**Records for the task**.
== == ==

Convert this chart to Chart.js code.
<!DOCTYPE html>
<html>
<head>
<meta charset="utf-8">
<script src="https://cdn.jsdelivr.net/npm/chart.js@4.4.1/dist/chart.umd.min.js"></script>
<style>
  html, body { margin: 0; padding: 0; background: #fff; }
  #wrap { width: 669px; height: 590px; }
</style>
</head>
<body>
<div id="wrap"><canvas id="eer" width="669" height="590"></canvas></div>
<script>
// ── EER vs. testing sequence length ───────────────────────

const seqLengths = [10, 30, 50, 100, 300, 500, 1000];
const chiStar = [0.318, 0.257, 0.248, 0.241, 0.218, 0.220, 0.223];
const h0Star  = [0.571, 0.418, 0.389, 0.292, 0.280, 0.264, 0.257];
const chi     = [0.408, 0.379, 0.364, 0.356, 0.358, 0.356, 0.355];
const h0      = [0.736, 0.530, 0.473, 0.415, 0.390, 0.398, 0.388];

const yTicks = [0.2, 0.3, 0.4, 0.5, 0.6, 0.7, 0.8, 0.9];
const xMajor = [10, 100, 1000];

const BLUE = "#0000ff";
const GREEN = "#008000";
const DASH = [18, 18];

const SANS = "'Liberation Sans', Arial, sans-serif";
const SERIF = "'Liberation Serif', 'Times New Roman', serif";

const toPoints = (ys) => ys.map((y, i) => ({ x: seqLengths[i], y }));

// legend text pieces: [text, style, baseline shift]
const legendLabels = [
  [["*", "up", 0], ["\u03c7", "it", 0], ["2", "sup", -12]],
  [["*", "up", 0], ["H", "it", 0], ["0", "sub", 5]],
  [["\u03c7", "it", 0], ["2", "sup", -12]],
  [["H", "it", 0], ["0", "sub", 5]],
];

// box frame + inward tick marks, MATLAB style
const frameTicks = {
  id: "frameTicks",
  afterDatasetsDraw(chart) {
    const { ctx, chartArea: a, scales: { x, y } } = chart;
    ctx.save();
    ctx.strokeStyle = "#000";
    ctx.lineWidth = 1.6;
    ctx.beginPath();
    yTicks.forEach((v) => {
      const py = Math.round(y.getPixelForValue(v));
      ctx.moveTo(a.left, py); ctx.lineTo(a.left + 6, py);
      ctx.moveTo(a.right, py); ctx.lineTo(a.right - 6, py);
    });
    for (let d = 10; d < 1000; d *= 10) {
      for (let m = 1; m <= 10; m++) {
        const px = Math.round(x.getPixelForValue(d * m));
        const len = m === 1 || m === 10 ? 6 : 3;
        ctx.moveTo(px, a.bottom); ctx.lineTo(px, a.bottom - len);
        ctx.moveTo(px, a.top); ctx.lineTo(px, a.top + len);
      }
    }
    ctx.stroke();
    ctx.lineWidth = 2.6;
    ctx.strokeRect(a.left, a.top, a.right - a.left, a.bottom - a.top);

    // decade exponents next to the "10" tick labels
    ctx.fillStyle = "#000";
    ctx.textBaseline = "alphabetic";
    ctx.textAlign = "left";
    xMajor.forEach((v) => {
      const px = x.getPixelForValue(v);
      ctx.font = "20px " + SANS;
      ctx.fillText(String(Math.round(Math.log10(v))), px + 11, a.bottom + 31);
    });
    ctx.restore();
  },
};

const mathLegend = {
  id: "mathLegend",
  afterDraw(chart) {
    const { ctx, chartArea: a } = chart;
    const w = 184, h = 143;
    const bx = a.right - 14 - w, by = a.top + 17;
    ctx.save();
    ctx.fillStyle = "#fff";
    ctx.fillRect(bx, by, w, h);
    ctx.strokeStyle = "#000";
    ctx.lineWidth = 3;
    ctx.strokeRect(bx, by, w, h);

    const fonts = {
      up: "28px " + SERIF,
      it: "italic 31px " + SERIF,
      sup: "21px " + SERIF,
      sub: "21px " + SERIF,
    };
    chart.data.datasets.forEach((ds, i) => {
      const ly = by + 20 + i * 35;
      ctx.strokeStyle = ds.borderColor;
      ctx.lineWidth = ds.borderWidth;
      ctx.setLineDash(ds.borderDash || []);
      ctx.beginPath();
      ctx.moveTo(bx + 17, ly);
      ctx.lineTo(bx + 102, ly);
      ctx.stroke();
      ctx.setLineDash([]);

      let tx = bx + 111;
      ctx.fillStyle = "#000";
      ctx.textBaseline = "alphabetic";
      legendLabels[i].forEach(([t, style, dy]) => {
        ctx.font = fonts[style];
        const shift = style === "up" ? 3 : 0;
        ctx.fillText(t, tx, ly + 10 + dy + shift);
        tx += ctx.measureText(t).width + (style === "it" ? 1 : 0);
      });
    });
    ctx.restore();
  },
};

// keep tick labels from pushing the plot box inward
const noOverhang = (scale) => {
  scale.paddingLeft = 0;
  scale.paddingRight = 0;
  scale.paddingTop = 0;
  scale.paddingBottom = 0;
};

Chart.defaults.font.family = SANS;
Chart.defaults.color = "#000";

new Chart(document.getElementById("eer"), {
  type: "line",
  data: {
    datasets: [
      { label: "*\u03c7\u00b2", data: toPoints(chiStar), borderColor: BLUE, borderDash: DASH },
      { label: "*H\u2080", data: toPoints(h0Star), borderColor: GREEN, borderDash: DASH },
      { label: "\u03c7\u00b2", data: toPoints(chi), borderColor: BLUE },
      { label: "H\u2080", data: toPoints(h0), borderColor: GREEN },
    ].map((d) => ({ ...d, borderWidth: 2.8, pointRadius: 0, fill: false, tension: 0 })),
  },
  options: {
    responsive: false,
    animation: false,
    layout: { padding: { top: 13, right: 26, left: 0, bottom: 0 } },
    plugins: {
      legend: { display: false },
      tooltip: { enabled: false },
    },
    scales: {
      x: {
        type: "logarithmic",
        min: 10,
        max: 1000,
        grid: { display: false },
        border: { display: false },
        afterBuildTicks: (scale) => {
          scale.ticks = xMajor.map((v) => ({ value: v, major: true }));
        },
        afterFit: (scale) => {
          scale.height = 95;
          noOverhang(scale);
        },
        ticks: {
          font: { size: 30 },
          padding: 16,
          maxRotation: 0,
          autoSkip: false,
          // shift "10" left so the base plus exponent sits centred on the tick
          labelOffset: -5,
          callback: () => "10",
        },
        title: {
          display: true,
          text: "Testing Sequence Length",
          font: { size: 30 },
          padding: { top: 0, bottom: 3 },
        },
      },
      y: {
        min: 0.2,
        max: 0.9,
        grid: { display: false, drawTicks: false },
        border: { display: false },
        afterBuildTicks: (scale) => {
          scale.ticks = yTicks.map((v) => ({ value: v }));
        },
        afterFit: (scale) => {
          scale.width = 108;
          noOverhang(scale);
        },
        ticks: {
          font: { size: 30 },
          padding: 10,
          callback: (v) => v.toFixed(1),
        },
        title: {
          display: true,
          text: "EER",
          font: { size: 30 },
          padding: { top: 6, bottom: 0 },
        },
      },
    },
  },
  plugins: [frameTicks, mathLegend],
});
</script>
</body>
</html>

== == ==

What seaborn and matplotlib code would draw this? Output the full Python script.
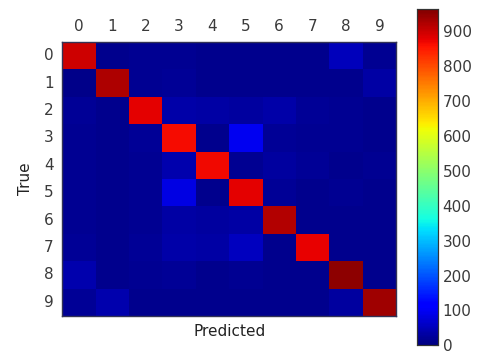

== == ==

**Stated goal**. Determine how many lines contain the word "code" and reply with that number alone.

**Worked solution**. 2